• [EXERCISE OBJECTIVE]: Retype only what runs from the first line of the listing to the line holding "Chart.register(...registerables);", both included. Do not retype the pictures.
:: RAW DATA ::
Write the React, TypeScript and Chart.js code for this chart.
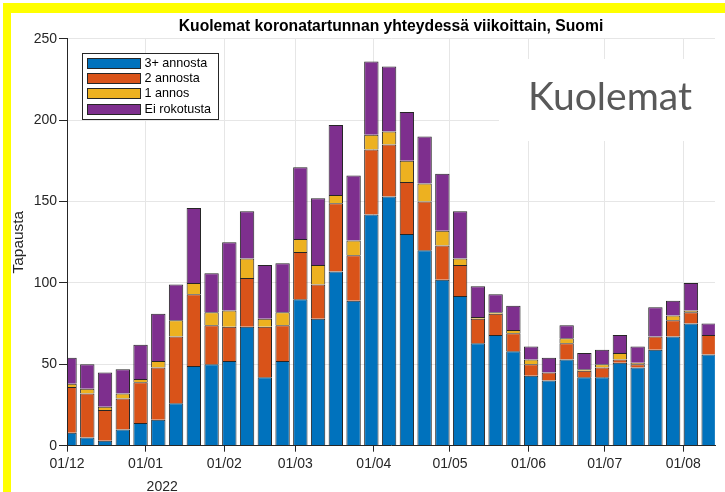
import React, { useEffect, useRef } from 'react';
import { Chart, registerables } from 'chart.js';

Chart.register(...registerables);

// ---- data ----
const WEEKS = [
  '2021-12-02', '2021-12-09', '2021-12-16', '2021-12-23', '2021-12-30',
  '2022-01-06', '2022-01-13', '2022-01-20', '2022-01-27',
  '2022-02-03', '2022-02-10', '2022-02-17', '2022-02-24',
  '2022-03-03', '2022-03-10', '2022-03-17', '2022-03-24', '2022-03-31',
  '2022-04-07', '2022-04-14', '2022-04-21', '2022-04-28',
  '2022-05-05', '2022-05-12', '2022-05-19', '2022-05-26',
  '2022-06-02', '2022-06-09', '2022-06-16', '2022-06-23', '2022-06-30',
  '2022-07-07', '2022-07-14', '2022-07-21', '2022-07-28',
  '2022-08-04', '2022-08-11',
];

const DOSE3 = [8, 5, 3, 10, 14, 16, 26, 49, 50, 52, 73, 42, 52, 90, 78, 107, 89, 142, 153, 130, 120, 102, 92, 63, 68, 58, 43, 40, 53, 42, 42, 51, 48, 59, 67, 75, 56];
const DOSE2 = [28, 27, 19, 19, 25, 32, 41, 44, 24, 21, 30, 31, 22, 29, 21, 42, 28, 40, 32, 32, 30, 21, 19, 15, 13, 11, 7, 5, 10, 4, 6, 2, 2, 8, 10, 7, 12];
const DOSE1 = [2, 3, 2, 3, 2, 4, 10, 7, 8, 10, 12, 5, 8, 8, 12, 5, 9, 9, 8, 13, 11, 9, 4, 1, 1, 2, 3, 0, 3, 1, 2, 4, 1, 0, 3, 1, 0];
const UNVACC = [16, 15, 21, 15, 21, 29, 22, 46, 24, 42, 29, 33, 30, 44, 41, 43, 40, 45, 40, 30, 29, 35, 29, 19, 11, 15, 8, 9, 8, 10, 9, 11, 10, 18, 9, 17, 7];

const SERIES_LABELS = ['3+ annosta', '2 annosta', '1 annos', 'Ei rokotusta'];
const SERIES_VALUES = [DOSE3, DOSE2, DOSE1, UNVACC];
const SERIES_COLORS = ['#0072BD', '#D95319', '#EDB120', '#7E2F8E'];

const MONTH_TICKS = ['2021-12-01', '2022-01-01', '2022-02-01', '2022-03-01', '2022-04-01', '2022-05-01', '2022-06-01', '2022-07-01', '2022-08-01'];
const MONTH_LABELS = ['01/12', '01/01', '01/02', '01/03', '01/04', '01/05', '01/06', '01/07', '01/08'];
const YEAR_DATE = '2022-01-01';
const YEAR_LABEL = '2022';
const X_START = '2021-12-01';
const X_END_DAYS = 255.5;

const Y_TICKS = [0, 50, 100, 150, 200, 250];
const TITLE = 'Kuolemat koronatartunnan yhteydessä viikoittain, Suomi';
const Y_TITLE = 'Tapausta';
const OVERLAY_TEXT = 'Kuolemat';

// ---- helpers ----
const ORIGIN = Date.parse(X_START + 'T00:00:00Z');
const toDay = (s: string) => (Date.parse(s + 'T00:00:00Z') - ORIGIN) / 86400000;

const FONT = "'Liberation Sans', Arial, Helvetica, sans-serif";
const AXIS_COLOR = '#262626';
const GRID_COLOR = '#e6e6e6';

const framePlugin = {
  id: 'frame',
  beforeDraw(chart: any) {
    const { ctx, width, height } = chart;
    ctx.save();
    ctx.fillStyle = '#ffffff';
    ctx.fillRect(0, 0, width, height);
    ctx.fillStyle = '#ffff00';
    ctx.fillRect(3, 3, width - 3, 10);
    ctx.fillRect(3, 3, 8, height - 3);
    ctx.restore();
  },
};

const overlayPlugin = {
  id: 'overlay',
  beforeDatasetsDraw(chart: any) {
    const { ctx } = chart;
    ctx.save();
    ctx.fillStyle = '#ffffff';
    ctx.fillRect(499, 59, 218, 82);
    const target = 164;
    ctx.font = `40px Lato, 'Open Sans', sans-serif`;
    const w = ctx.measureText(OVERLAY_TEXT).width;
    const size = (40 * target) / w;
    ctx.font = `${size.toFixed(2)}px Lato, 'Open Sans', sans-serif`;
    ctx.fillStyle = '#595959';
    ctx.textAlign = 'left';
    ctx.textBaseline = 'alphabetic';
    ctx.fillText(OVERLAY_TEXT, 528, 110);
    ctx.restore();
  },
  afterDraw(chart: any) {
    const { ctx, chartArea } = chart;
    ctx.save();
    // title centred over the plot area
    ctx.font = `bold 15.7px ${FONT}`;
    ctx.fillStyle = '#000000';
    ctx.textAlign = 'center';
    ctx.textBaseline = 'middle';
    ctx.fillText(TITLE, (chartArea.left + chartArea.right) / 2, 27);

    // year label under first tick of 2022
    const xs = chart.scales.x;
    ctx.font = `14px ${FONT}`;
    ctx.fillStyle = AXIS_COLOR;
    ctx.textAlign = 'left';
    ctx.textBaseline = 'middle';
    ctx.fillText(YEAR_LABEL, xs.getPixelForValue(toDay(YEAR_DATE)) + 1, 487);

    // legend
    const bx = 82, by = 53, bw = 136, bh = 66;
    ctx.fillStyle = '#ffffff';
    ctx.fillRect(bx, by, bw, bh);
    ctx.strokeStyle = AXIS_COLOR;
    ctx.lineWidth = 1;
    ctx.strokeRect(bx + 0.5, by + 0.5, bw, bh);
    chart.data.datasets.forEach((ds: any, i: number) => {
      const y0 = Math.round(58 + i * 15.23);
      ctx.fillStyle = ds.backgroundColor;
      ctx.fillRect(87, y0, 54, 11);
      ctx.strokeStyle = AXIS_COLOR;
      ctx.strokeRect(87.5, y0 + 0.5, 53, 10);
      ctx.fillStyle = '#000000';
      ctx.font = `12.6px ${FONT}`;
      ctx.textAlign = 'left';
      ctx.textBaseline = 'middle';
      ctx.fillText(ds.label, 144.5, y0 + 6);
    });
    ctx.restore();
  },
};

export default function App() {
  const ref = useRef<HTMLCanvasElement | null>(null);

  useEffect(() => {
    document.body.style.margin = '0';
    const canvas = ref.current;
    if (!canvas) return;
    const datasets = SERIES_LABELS.map((label, k) => ({
      label,
      data: WEEKS.map((w, i) => ({ x: toDay(w), y: SERIES_VALUES[k][i] })),
      backgroundColor: SERIES_COLORS[k],
      borderColor: AXIS_COLOR,
      borderWidth: 1,
      barPercentage: 1,
      categoryPercentage: 0.81,
      clip: 0,
    }));
    const chart = new Chart(canvas, {
      type: 'bar',
      data: { datasets },
      plugins: [framePlugin, overlayPlugin],
      options: {
        responsive: false,
        maintainAspectRatio: false,
        animation: false,
        devicePixelRatio: 1,
        layout: { padding: { left: 0, right: 10, top: 38.7, bottom: 0 } },
        plugins: {
          legend: { display: false },
          tooltip: { enabled: false },
          title: { display: false },
        },
        scales: {
          x: {
            type: 'linear',
            stacked: true,
            min: 0,
            max: X_END_DAYS,
            offset: false,
            afterBuildTicks: (s: any) => {
              s.ticks = MONTH_TICKS.map((d) => ({ value: toDay(d) }));
            },
            afterFit: (s: any) => {
              s.height = 46.3;
            },
            ticks: {
              autoSkip: false,
              maxRotation: 0,
              minRotation: 0,
              padding: 4,
              color: AXIS_COLOR,
              font: { family: FONT, size: 14 },
              callback: (_v: any, i: number) => MONTH_LABELS[i],
            },
            grid: { color: GRID_COLOR, tickColor: AXIS_COLOR, tickLength: 6, offset: false },
            border: { color: AXIS_COLOR, width: 1, z: 1 },
          },
          y: {
            stacked: true,
            min: 0,
            max: 250,
            afterBuildTicks: (s: any) => {
              s.ticks = Y_TICKS.map((v) => ({ value: v }));
            },
            afterFit: (s: any) => {
              s.width = 67;
            },
            ticks: {
              padding: 2,
              color: AXIS_COLOR,
              font: { family: FONT, size: 14 },
            },
            grid: { color: GRID_COLOR, tickColor: AXIS_COLOR, tickLength: 8 },
            border: { color: AXIS_COLOR, width: 1, z: 1 },
            title: {
              display: true,
              text: Y_TITLE,
              color: AXIS_COLOR,
              font: { family: FONT, size: 15.4 },
              padding: { top: 10, bottom: 0 },
            },
          },
        },
      } as any,
    });
    return () => chart.destroy();
  }, []);

  return (
    <div style={{ width: 725, height: 492, position: 'relative' }}>
      <canvas ref={ref} width={725} height={492} style={{ display: 'block', width: 725, height: 492 }} />
    </div>
  );
}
:::
• [WRITTEN ANSWER]:
Write the React, TypeScript and Chart.js code for this chart.
import React, { useEffect, useRef } from 'react';
import { Chart, registerables } from 'chart.js';

Chart.register(...registerables);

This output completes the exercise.